As an example, it’s like giving an international press conference. You have a variety of different media representatives (servers) recording the information you give them. In turn, these members of the press (servers) pass along the information throughout its network. They work in tandem to deliver the same message over different channels in order to reach the maximum amount of users despite what channel they may be on.
Obviously, it’s not the best analogy, but gets a better focus on how this decentralized network propagates information. When you post an article to a particular category, or Usenet newsgroup, the article is not merely sent to one location, rather echoed throughout a variety of servers replicating the same information to ensure that it is widely available despite location. Also, each article receives a unique identification number which allows the Usenet system to clear itself from duplicating the same information to each server.

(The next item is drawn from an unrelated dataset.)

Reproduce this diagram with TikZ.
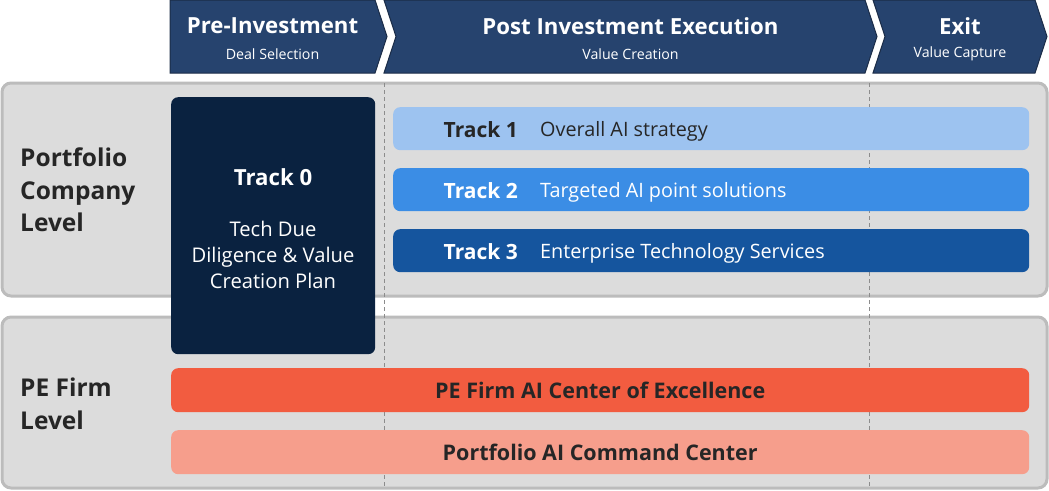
\documentclass[tikz,border=0pt]{standalone}
\usepackage{fontspec}
\setmainfont{Open Sans}
\usetikzlibrary{positioning}
\definecolor{phase}{HTML}{26436E}
\definecolor{phaseline}{HTML}{1B2C47}
\definecolor{panelfill}{HTML}{DCDCDC}
\definecolor{panelline}{HTML}{BCBCBC}
\definecolor{guide}{HTML}{8C8C8C}
\definecolor{trackzero}{HTML}{0A2240}
\definecolor{trackone}{HTML}{9DC3F0}
\definecolor{tracktwo}{HTML}{3B8DE5}
\definecolor{trackthree}{HTML}{15559E}
\definecolor{coe}{HTML}{F25C40}
\definecolor{cmd}{HTML}{F69E8C}
\definecolor{ink}{HTML}{262626}
\tikzset{
    panel/.style={fill=panelfill, draw=panelline, line width=3pt, rounded corners=9pt},
    guideline/.style={draw=guide, line width=1pt, dash pattern=on 4pt off 3pt},
    phasebox/.style={fill=phase, draw=phaseline, line width=1pt},
    phasetitle/.style={text=white, font=\fontsize{22.2}{26}\selectfont\bfseries},
    phasesub/.style={text=white, font=\fontsize{14.2}{16}\selectfont},
    bar/.style={rounded corners=7pt, inner sep=0pt, anchor=north west},
    tracklabel/.style={font=\fontsize{21}{26}\selectfont\bfseries, anchor=base east, inner sep=0pt},
    trackdesc/.style={font=\fontsize{19.8}{24}\selectfont, anchor=base west, inner sep=0pt},
    level/.style={text=ink, align=left, anchor=west, inner sep=0pt,
        font=\fontsize{24.5}{32.5}\selectfont\bfseries},
    bartext/.style={text=ink, font=\fontsize{21.5}{24}\selectfont\bfseries}
}
\begin{document}
\begin{tikzpicture}[x=1pt, y=-1pt]
\useasboundingbox (0,0) rectangle (1049,490);
% level panels
\draw[panel] (2,83) rectangle (1047,296);
\draw[panel] (2,317) rectangle (1047,488);
\foreach\x in{384, 869}{
    \draw[guideline] (\x,83) -- (\x,488);
}
% phases
\foreach\n/\xa/\xb/\nt/\ttl/\sub in{1/170/375/0/Pre-Investment/Deal Selection,
    2/384/865/12/Post Investment Execution/Value Creation,
    3/873/1035/12/Exit/Value Capture}{
    \draw[phasebox] (\xa,0) -- (\xb,0) -- (\xb+12,36.5) -- (\xb,73)
        -- (\xa,73) -- (\xa+\nt,36.5) -- cycle;
    \node[phasetitle] (P\n) at ({(\xa+\xb+\nt)/2}, 26) {\ttl};
    \node[phasesub] (S\n) at ({(\xa+\xb+\nt)/2}, 54) {\sub};
}
\node[level] (LV1) at (20,190) {Portfolio\\Company\\Level};
\node[level] (LV2) at (20,404) {PE Firm\\Level};
% track 0
\node[bar, fill=trackzero, minimum width=204pt, minimum height=257pt] (T0) at (171,97) {};
\node[phasetitle] (T0h) at (273,177) {Track 0};
\node[text=white, align=center, font=\fontsize{20.2}{26}\selectfont] (T0d) at (273,255)
    {Tech Due\\Diligence \& Value\\Creation Plan};
\foreach\i/\y/\col/\txt/\desc in{1/107/trackone/ink/Overall AI strategy,
    2/168/tracktwo/white/Targeted AI point solutions,
    3/229/trackthree/white/Enterprise Technology Services}{
    \node[bar, fill=\col, minimum width=636pt, minimum height=43pt] (T\i) at (393,\y) {};
    \node[tracklabel, text=\txt] (L\i) at (518,\y+30) {Track \i};
    \node[trackdesc, text=\txt] (D\i) at (540,\y+29.5) {\desc};
}
% firm level
\node[bar, fill=coe, minimum width=858pt, minimum height=44pt] (C1) at (171,368) {};
\node[bartext] (C1t) at (C1.center) {PE Firm AI Center of Excellence};
\node[bar, fill=cmd, minimum width=858pt, minimum height=44pt] (C2) at (171,430) {};
\node[bartext] (C2t) at (C2.center) {Portfolio AI Command Center};
\end{tikzpicture}
\end{document}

The length of time it takes for an article to replicate throughout all the available server channels varies on a number of factors. The size of the file is one of the most crucial factors that determine the time it would take to pass the information across these networks. Other factors include the density of the Usenet newsgroups posted to as well as the time of day. Although not clearly specified as each news server is unique, there are periods that servers are set to in order to scan or accept articles which can vary from seconds and minutes to hours and days. For a normal text article, it would be safe to state that a day or two would be the normal range in which the information would be replicated.
Administration of these servers is managed by its corresponding organizations. Because of this, Usenet and newsgroups cannot truly ever go “down” as if a server in this network is turned off or compromised; there are other joined servers that constantly recreate its schematics and configuration. This also means that there is no one authority that manages the Usenet newsgroup system in much the same way the internet is independent from any one particular control.